Write out the listing below exactly, and omit any images you find in it.

* * * * * * * * *

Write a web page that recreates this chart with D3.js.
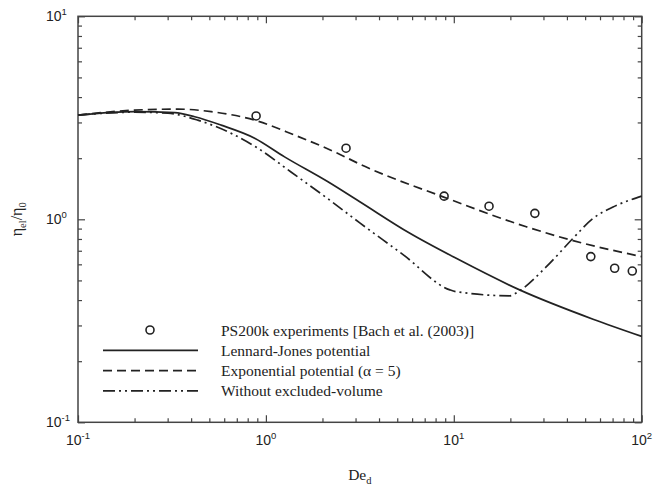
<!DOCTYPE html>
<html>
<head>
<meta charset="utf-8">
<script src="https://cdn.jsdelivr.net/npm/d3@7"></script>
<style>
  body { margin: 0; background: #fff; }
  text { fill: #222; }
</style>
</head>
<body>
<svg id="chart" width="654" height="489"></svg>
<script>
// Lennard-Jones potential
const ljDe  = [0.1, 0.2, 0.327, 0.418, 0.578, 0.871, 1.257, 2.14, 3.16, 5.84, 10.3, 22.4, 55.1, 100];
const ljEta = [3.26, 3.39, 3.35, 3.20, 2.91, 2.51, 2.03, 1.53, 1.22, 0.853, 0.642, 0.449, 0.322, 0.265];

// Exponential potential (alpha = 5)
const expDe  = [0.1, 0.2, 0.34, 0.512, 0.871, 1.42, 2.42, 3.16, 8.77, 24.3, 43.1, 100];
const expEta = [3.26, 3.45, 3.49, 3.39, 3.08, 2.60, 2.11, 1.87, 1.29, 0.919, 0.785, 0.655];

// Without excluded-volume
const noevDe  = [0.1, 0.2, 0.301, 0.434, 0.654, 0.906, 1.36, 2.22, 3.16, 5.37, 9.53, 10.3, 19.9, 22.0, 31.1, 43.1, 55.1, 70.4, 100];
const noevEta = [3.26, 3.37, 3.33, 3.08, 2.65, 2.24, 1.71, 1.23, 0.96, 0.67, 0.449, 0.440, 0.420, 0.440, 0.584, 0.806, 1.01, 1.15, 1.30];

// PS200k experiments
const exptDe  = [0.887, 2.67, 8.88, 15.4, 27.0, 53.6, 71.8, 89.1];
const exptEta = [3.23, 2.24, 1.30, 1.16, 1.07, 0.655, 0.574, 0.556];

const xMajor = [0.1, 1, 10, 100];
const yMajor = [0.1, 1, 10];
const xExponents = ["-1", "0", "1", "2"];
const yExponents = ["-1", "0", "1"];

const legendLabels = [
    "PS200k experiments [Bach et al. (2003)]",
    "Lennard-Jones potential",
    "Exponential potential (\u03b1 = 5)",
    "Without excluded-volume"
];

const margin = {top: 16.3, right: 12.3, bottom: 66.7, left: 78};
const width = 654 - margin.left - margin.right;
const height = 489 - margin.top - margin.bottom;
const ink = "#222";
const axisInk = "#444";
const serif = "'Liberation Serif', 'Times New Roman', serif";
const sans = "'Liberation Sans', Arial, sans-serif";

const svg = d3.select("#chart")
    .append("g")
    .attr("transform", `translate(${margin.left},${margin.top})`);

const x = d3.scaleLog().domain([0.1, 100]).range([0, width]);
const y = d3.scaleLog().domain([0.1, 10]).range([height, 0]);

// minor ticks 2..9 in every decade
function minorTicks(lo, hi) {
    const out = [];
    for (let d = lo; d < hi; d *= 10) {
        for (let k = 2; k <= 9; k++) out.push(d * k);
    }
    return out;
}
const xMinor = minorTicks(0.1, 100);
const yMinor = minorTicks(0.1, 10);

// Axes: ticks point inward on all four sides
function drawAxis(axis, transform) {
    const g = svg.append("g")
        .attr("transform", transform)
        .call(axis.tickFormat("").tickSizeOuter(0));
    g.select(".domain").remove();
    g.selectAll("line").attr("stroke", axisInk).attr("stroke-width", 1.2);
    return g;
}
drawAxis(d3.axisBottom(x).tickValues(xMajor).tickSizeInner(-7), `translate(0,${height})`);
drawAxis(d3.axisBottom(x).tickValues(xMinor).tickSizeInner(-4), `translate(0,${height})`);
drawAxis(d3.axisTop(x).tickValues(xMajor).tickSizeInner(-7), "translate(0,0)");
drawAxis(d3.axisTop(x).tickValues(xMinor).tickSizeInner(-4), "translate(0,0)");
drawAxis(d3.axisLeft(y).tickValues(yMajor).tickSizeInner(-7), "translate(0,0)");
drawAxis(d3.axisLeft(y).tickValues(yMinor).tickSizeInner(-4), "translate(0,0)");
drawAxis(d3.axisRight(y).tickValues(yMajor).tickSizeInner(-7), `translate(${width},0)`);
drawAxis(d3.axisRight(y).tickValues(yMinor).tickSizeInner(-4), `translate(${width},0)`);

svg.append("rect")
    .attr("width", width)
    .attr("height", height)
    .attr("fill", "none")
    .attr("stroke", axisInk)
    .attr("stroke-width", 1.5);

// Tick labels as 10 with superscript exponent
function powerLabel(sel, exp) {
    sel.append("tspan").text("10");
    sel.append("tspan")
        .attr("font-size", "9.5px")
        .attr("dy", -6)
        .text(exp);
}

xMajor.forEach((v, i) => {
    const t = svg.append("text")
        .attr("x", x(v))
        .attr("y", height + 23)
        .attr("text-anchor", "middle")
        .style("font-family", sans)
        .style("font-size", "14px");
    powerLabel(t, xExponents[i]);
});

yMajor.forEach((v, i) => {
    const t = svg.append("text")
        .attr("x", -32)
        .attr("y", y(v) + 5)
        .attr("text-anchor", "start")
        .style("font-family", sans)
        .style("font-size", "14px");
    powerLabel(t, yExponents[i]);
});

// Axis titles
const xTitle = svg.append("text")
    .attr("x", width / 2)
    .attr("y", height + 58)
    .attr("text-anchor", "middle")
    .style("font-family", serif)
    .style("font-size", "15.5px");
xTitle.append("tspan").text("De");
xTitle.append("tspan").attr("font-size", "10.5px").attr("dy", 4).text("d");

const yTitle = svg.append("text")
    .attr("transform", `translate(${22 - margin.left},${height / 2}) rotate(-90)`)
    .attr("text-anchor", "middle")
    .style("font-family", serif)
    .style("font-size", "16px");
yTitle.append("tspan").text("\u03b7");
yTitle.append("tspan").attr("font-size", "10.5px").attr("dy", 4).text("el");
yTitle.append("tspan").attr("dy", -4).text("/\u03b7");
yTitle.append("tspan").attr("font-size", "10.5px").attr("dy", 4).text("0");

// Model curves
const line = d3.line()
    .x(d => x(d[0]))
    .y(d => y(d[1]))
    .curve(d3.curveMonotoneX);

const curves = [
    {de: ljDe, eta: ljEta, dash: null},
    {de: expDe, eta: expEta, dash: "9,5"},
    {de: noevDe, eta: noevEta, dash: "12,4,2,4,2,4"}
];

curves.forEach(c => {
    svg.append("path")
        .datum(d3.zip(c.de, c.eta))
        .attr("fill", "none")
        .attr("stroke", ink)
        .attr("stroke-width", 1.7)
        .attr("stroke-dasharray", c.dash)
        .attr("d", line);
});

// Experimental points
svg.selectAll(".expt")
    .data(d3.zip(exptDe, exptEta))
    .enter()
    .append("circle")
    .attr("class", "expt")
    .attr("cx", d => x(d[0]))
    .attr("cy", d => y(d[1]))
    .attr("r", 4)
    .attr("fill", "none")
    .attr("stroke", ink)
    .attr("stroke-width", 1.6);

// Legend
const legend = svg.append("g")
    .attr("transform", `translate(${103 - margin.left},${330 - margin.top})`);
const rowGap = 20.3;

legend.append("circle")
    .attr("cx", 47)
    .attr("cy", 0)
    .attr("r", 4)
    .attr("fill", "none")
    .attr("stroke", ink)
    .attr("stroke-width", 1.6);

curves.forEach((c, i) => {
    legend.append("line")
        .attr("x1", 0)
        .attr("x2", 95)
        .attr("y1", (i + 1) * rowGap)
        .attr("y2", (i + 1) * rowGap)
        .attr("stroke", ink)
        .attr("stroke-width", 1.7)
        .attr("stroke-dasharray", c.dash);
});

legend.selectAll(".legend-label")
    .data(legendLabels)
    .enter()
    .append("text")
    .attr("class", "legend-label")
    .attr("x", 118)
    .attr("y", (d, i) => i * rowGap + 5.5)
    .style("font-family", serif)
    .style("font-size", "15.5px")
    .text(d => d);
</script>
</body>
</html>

* * * * * * * * *

- **Answer for this exercise**:
Write a web page that recreates this chart with D3.js.
<!DOCTYPE html>
<html>
<head>
<meta charset="utf-8">
<script src="https://cdn.jsdelivr.net/npm/d3@7"></script>
<style>
  body { margin: 0; background: #fff; }
  text { fill: #222; }
</style>
</head>
<body>
<svg id="chart" width="654" height="489"></svg>
<script>
// Lennard-Jones potential
const ljDe  = [0.1, 0.2, 0.327, 0.418, 0.578, 0.871, 1.257, 2.14, 3.16, 5.84, 10.3, 22.4, 55.1, 100];
const ljEta = [3.26, 3.39, 3.35, 3.20, 2.91, 2.51, 2.03, 1.53, 1.22, 0.853, 0.642, 0.449, 0.322, 0.265];

// Exponential potential (alpha = 5)
const expDe  = [0.1, 0.2, 0.34, 0.512, 0.871, 1.42, 2.42, 3.16, 8.77, 24.3, 43.1, 100];
const expEta = [3.26, 3.45, 3.49, 3.39, 3.08, 2.60, 2.11, 1.87, 1.29, 0.919, 0.785, 0.655];

// Without excluded-volume
const noevDe  = [0.1, 0.2, 0.301, 0.434, 0.654, 0.906, 1.36, 2.22, 3.16, 5.37, 9.53, 10.3, 19.9, 22.0, 31.1, 43.1, 55.1, 70.4, 100];
const noevEta = [3.26, 3.37, 3.33, 3.08, 2.65, 2.24, 1.71, 1.23, 0.96, 0.67, 0.449, 0.440, 0.420, 0.440, 0.584, 0.806, 1.01, 1.15, 1.30];

// PS200k experiments
const exptDe  = [0.887, 2.67, 8.88, 15.4, 27.0, 53.6, 71.8, 89.1];
const exptEta = [3.23, 2.24, 1.30, 1.16, 1.07, 0.655, 0.574, 0.556];

const xMajor = [0.1, 1, 10, 100];
const yMajor = [0.1, 1, 10];
const xExponents = ["-1", "0", "1", "2"];
const yExponents = ["-1", "0", "1"];

const legendLabels = [
    "PS200k experiments [Bach et al. (2003)]",
    "Lennard-Jones potential",
    "Exponential potential (\u03b1 = 5)",
    "Without excluded-volume"
];

const margin = {top: 16.3, right: 12.3, bottom: 66.7, left: 78};
const width = 654 - margin.left - margin.right;
const height = 489 - margin.top - margin.bottom;
const ink = "#222";
const axisInk = "#444";
const serif = "'Liberation Serif', 'Times New Roman', serif";
const sans = "'Liberation Sans', Arial, sans-serif";

const svg = d3.select("#chart")
    .append("g")
    .attr("transform", `translate(${margin.left},${margin.top})`);

const x = d3.scaleLog().domain([0.1, 100]).range([0, width]);
const y = d3.scaleLog().domain([0.1, 10]).range([height, 0]);

// minor ticks 2..9 in every decade
function minorTicks(lo, hi) {
    const out = [];
    for (let d = lo; d < hi; d *= 10) {
        for (let k = 2; k <= 9; k++) out.push(d * k);
    }
    return out;
}
const xMinor = minorTicks(0.1, 100);
const yMinor = minorTicks(0.1, 10);

// Axes: ticks point inward on all four sides
function drawAxis(axis, transform) {
    const g = svg.append("g")
        .attr("transform", transform)
        .call(axis.tickFormat("").tickSizeOuter(0));
    g.select(".domain").remove();
    g.selectAll("line").attr("stroke", axisInk).attr("stroke-width", 1.2);
    return g;
}
drawAxis(d3.axisBottom(x).tickValues(xMajor).tickSizeInner(-7), `translate(0,${height})`);
drawAxis(d3.axisBottom(x).tickValues(xMinor).tickSizeInner(-4), `translate(0,${height})`);
drawAxis(d3.axisTop(x).tickValues(xMajor).tickSizeInner(-7), "translate(0,0)");
drawAxis(d3.axisTop(x).tickValues(xMinor).tickSizeInner(-4), "translate(0,0)");
drawAxis(d3.axisLeft(y).tickValues(yMajor).tickSizeInner(-7), "translate(0,0)");
drawAxis(d3.axisLeft(y).tickValues(yMinor).tickSizeInner(-4), "translate(0,0)");
drawAxis(d3.axisRight(y).tickValues(yMajor).tickSizeInner(-7), `translate(${width},0)`);
drawAxis(d3.axisRight(y).tickValues(yMinor).tickSizeInner(-4), `translate(${width},0)`);

svg.append("rect")
    .attr("width", width)
    .attr("height", height)
    .attr("fill", "none")
    .attr("stroke", axisInk)
    .attr("stroke-width", 1.5);

// Tick labels as 10 with superscript exponent
function powerLabel(sel, exp) {
    sel.append("tspan").text("10");
    sel.append("tspan")
        .attr("font-size", "9.5px")
        .attr("dy", -6)
        .text(exp);
}

xMajor.forEach((v, i) => {
    const t = svg.append("text")
        .attr("x", x(v))
        .attr("y", height + 23)
        .attr("text-anchor", "middle")
        .style("font-family", sans)
        .style("font-size", "14px");
    powerLabel(t, xExponents[i]);
});

yMajor.forEach((v, i) => {
    const t = svg.append("text")
        .attr("x", -32)
        .attr("y", y(v) + 5)
        .attr("text-anchor", "start")
        .style("font-family", sans)
        .style("font-size", "14px");
    powerLabel(t, yExponents[i]);
});

// Axis titles
const xTitle = svg.append("text")
    .attr("x", width / 2)
    .attr("y", height + 58)
    .attr("text-anchor", "middle")
    .style("font-family", serif)
    .style("font-size", "15.5px");
xTitle.append("tspan").text("De");
xTitle.append("tspan").attr("font-size", "10.5px").attr("dy", 4).text("d");

const yTitle = svg.append("text")
    .attr("transform", `translate(${22 - margin.left},${height / 2}) rotate(-90)`)
    .attr("text-anchor", "middle")
    .style("font-family", serif)
    .style("font-size", "16px");
yTitle.append("tspan").text("\u03b7");
yTitle.append("tspan").attr("font-size", "10.5px").attr("dy", 4).text("el");
yTitle.append("tspan").attr("dy", -4).text("/\u03b7");
yTitle.append("tspan").attr("font-size", "10.5px").attr("dy", 4).text("0");

// Model curves
const line = d3.line()
    .x(d => x(d[0]))
    .y(d => y(d[1]))
    .curve(d3.curveMonotoneX);

const curves = [
    {de: ljDe, eta: ljEta, dash: null},
    {de: expDe, eta: expEta, dash: "9,5"},
    {de: noevDe, eta: noevEta, dash: "12,4,2,4,2,4"}
];

curves.forEach(c => {
    svg.append("path")
        .datum(d3.zip(c.de, c.eta))
        .attr("fill", "none")
        .attr("stroke", ink)
        .attr("stroke-width", 1.7)
        .attr("stroke-dasharray", c.dash)
        .attr("d", line);
});

// Experimental points
svg.selectAll(".expt")
    .data(d3.zip(exptDe, exptEta))
    .enter()
    .append("circle")
    .attr("class", "expt")
    .attr("cx", d => x(d[0]))
    .attr("cy", d => y(d[1]))
    .attr("r", 4)
    .attr("fill", "none")
    .attr("stroke", ink)
    .attr("stroke-width", 1.6);

// Legend
const legend = svg.append("g")
    .attr("transform", `translate(${103 - margin.left},${330 - margin.top})`);
const rowGap = 20.3;

legend.append("circle")
    .attr("cx", 47)
    .attr("cy", 0)
    .attr("r", 4)
    .attr("fill", "none")
    .attr("stroke", ink)
    .attr("stroke-width", 1.6);

curves.forEach((c, i) => {
    legend.append("line")
        .attr("x1", 0)
        .attr("x2", 95)
        .attr("y1", (i + 1) * rowGap)
        .attr("y2", (i + 1) * rowGap)
        .attr("stroke", ink)
        .attr("stroke-width", 1.7)
        .attr("stroke-dasharray", c.dash);
});

legend.selectAll(".legend-label")
    .data(legendLabels)
    .enter()
    .append("text")
    .attr("class", "legend-label")
    .attr("x", 118)
    .attr("y", (d, i) => i * rowGap + 5.5)
    .style("font-family", serif)
    .style("font-size", "15.5px")
    .text(d => d);
</script>
</body>
</html>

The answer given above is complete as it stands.